Monday, 21 September 2015

All the better for sniffing with


20th September

In Gujarat, in March, in what seems another life, I wrote a post about animals with big ears: striped hyenas and wolves in Velavadar. All the better for losing heat with. Last night it was the turn of the big noses.

It is bruisingly hot at Pouso Alegre, far hotter than is typical in late September. Thus it is dry; and the animals of the gallery forest are concentrated around the few remaining water holes. Yesterday evening we went to a water hole in the edge of the forest where Brazilian tapirs regularly come to drink in the last of the light.

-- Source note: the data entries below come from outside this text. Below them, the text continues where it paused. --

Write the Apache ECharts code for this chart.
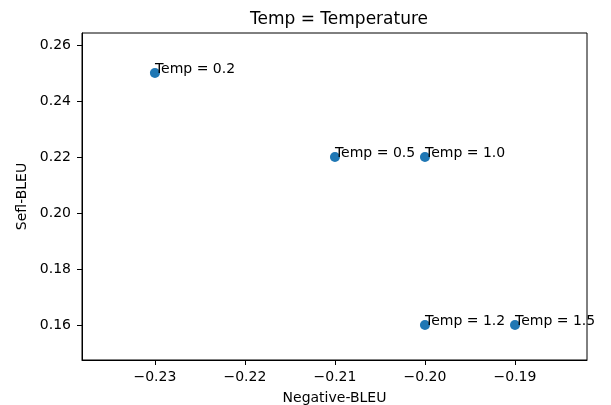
<!DOCTYPE html>
<html lang="en">

<head>
  <meta charset="UTF-8">
  <script src="https://cdn.jsdelivr.net/npm/echarts@6/dist/echarts.min.js"></script>
  <title>Temp = Temperature</title>
  <style>
    html,
    body,
    main {
      height: 100%;
      width: 100%;
      padding: 0;
      margin: 0;
      background: #fff;
    }
  </style>
</head>

<body>
  <main></main>
</body>
<script>
  const negBleu = [-0.23, -0.21, -0.20, -0.20, -0.19]
  const selfBleu = [0.25, 0.22, 0.22, 0.16, 0.16]
  const temps = ['0.2', '0.5', '1.0', '1.2', '1.5']
  const xTicks = [-0.23, -0.22, -0.21, -0.20, -0.19]
  const yTicks = [0.16, 0.18, 0.20, 0.22, 0.24, 0.26]

  const fontFamily = 'DejaVu Sans'
  const fmt = (v) => (v < 0 ? '\u2212' : '') + Math.abs(v).toFixed(2)

  const option = {
    animation: false,
    title: {
      text: 'Temp = Temperature',
      left: 334,
      top: 6,
      textAlign: 'center',
      textStyle: { fontFamily, fontSize: 17, fontWeight: 'normal', color: '#000' }
    },
    grid: {
      left: 82,
      right: 24,
      top: 33,
      bottom: 45,
      outerBoundsMode: 'none',
      containLabel: false,
      show: true,
      borderColor: '#000',
      borderWidth: 1
    },
    xAxis: {
      type: 'value',
      min: -0.2381,
      max: -0.1820,
      name: 'Negative-BLEU',
      nameLocation: 'middle',
      nameGap: 31,
      nameTextStyle: { fontFamily, fontSize: 14, color: '#000' },
      axisLine: { show: true, onZero: false, lineStyle: { color: '#000' } },
      axisTick: { show: true, length: 5, lineStyle: { color: '#000' }, customValues: xTicks },
      axisLabel: { fontFamily, fontSize: 14, color: '#000', margin: 10, formatter: fmt, customValues: xTicks },
      splitLine: { show: false }
    },
    yAxis: {
      type: 'value',
      min: 0.1475,
      max: 0.2643,
      name: 'Sefl-BLEU',
      nameLocation: 'middle',
      nameGap: 53,
      nameTextStyle: { fontFamily, fontSize: 14, color: '#000' },
      axisLine: { show: true, onZero: false, lineStyle: { color: '#000' } },
      axisTick: { show: true, length: 5, lineStyle: { color: '#000' }, customValues: yTicks },
      axisLabel: { fontFamily, fontSize: 14, color: '#000', margin: 11, formatter: fmt, customValues: yTicks },
      splitLine: { show: false }
    },
    series: [
      {
        type: 'scatter',
        symbolSize: 10,
        itemStyle: { color: '#1f77b4', opacity: 1 },
        data: negBleu.map((x, i) => [x, selfBleu[i], temps[i]]),
        label: {
          show: true,
          position: ['50%', '50%'],
          align: 'left',
          verticalAlign: 'bottom',
          offset: [0, 3],
          fontFamily,
          fontSize: 14,
          color: '#000',
          formatter: (p) => 'Temp = ' + p.data[2]
        }
      }
    ]
  }

  const ins = echarts.init(document.getElementsByTagName('main')[0])
  ins.setOption(option)
</script>

</html>
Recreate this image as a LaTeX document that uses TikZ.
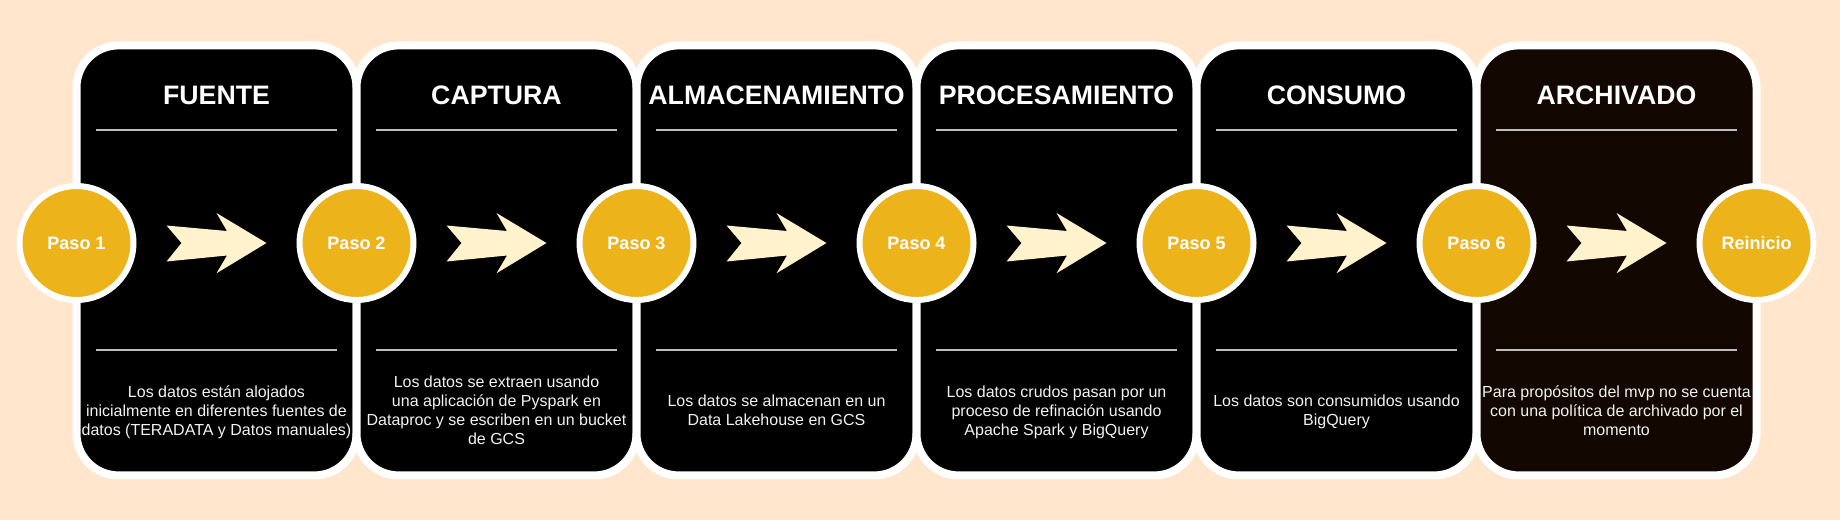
\documentclass[tikz,border=0pt]{standalone}
\usepackage{fontspec}
\setmainfont{Liberation Sans}
\definecolor{bgpeach}{HTML}{FFE6CC}
\definecolor{gold}{HTML}{ECB41A}
\definecolor{cream}{HTML}{FFF2CC}
\definecolor{darkbrown}{HTML}{120701}
\definecolor{rulegray}{HTML}{BDBDBD}
\definecolor{bodytext}{HTML}{F2F2F2}
\begin{document}
\begin{tikzpicture}[x=1pt,y=-1pt,
  card/.style={draw=white, line width=8pt, rounded corners=42pt, minimum width=280pt, minimum height=430pt, inner sep=0pt},
  stepcircle/.style={circle, draw=white, line width=6pt, fill=gold, minimum size=114pt, inner sep=0pt, font=\fontsize{18}{21}\selectfont\bfseries, text=white},
  cardtitle/.style={anchor=base, font=\fontsize{26.7}{32}\selectfont\bfseries, text=white, inner sep=0pt},
  cardbody/.style={align=center, font=\fontsize{16}{19}\selectfont, text=bodytext, inner sep=0pt},
  divider/.style={draw=rulegray, line width=2pt},
  flowarrow/.style={fill=cream, draw=none}]
\useasboundingbox (0,0) rectangle (1840,520);
\fill[bgpeach] (0,0) rectangle (1840,520);
% cards
\foreach \k/\col in {0/black,1/black,2/black,3/black,4/black,5/darkbrown}{
  \node[card, fill=\col] (card\k) at (216.5+280*\k,260.4) {};
}
% titles, dividers, arrows
\foreach \k/\ttl in {0/FUENTE,1/CAPTURA,2/ALMACENAMIENTO,3/PROCESAMIENTO,4/CONSUMO,5/ARCHIVADO}{
  \node[cardtitle] (title\k) at (216.5+280*\k,104.5) {\ttl};
  \draw[divider] (96+280*\k,130) -- (337+280*\k,130);
  \draw[divider] (96+280*\k,350) -- (337+280*\k,350);
  \fill[flowarrow, shift={(216.5+280*\k,243)}]
    (-50,-17.5) -- (-35,0) -- (-50,18.5) -- (10.5,12.5) -- (0,30.3)
    -- (50,0) -- (0,-30) -- (10.5,-12) -- cycle;
}
% body texts
\node[cardbody] (body0) at (216.5,412.2) {\strut Los datos están alojados\\inicialmente en diferentes fuentes de\\datos (TERADATA y Datos manuales)\strut};
\node[cardbody] (body1) at (496.5,412.2) {\strut Los datos se extraen usando\\una aplicación de Pyspark en\\Dataproc y se escriben en un bucket\\de GCS\strut};
\node[cardbody] (body2) at (776.5,412.2) {\strut Los datos se almacenan en un\\Data Lakehouse en GCS\strut};
\node[cardbody] (body3) at (1056.5,412.2) {\strut Los datos crudos pasan por un\\proceso de refinación usando\\Apache Spark y BigQuery\strut};
\node[cardbody] (body4) at (1336.5,412.2) {\strut Los datos son consumidos usando\\BigQuery\strut};
\node[cardbody] (body5) at (1616.5,412.2) {\strut Para propósitos del mvp no se cuenta\\con una política de archivado por el\\momento\strut};
% step circles
\foreach \k/\lbl in {0/Paso 1,1/Paso 2,2/Paso 3,3/Paso 4,4/Paso 5,5/Paso 6,6/Reinicio}{
  \node[stepcircle] (paso\k) at (76.5+280*\k,243) {\lbl};
}
\end{tikzpicture}
\end{document}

Tapirs, as is well known, have big noses. All the better for sniffing with, and snorkelling while swimming in the murky waters of South America's lowland rivers. What comes first to drink, however, out-noses a tapir by far. It out-tails it too. It more or less out-everythings a tapir.

Over the dam of this last water hole trundles a giant anteater and my group is at once electrified. This weirdest of animals pokes its nose through the mat of water hyacinths and drinks, long and deep, then sways off into the scrubby vegetation.

I wish I could wax lyrical, about the anteater, about the young male tapir which followed as the light began to fade, about the three further tapirs we saw by the road after dark, but last night wifi went down (we are, after all, in the far end of dusty nowhere) and I could not post. Right now we leave for Porto Jofre, the river and its jaguars. About silvery marmosets, great rufous woodcreepers and countless capybaras I cannot write more for now.

Last night was about noses. One absurdly long and inflexible, four rubbery and wildly mobile. All the better for sniffing with.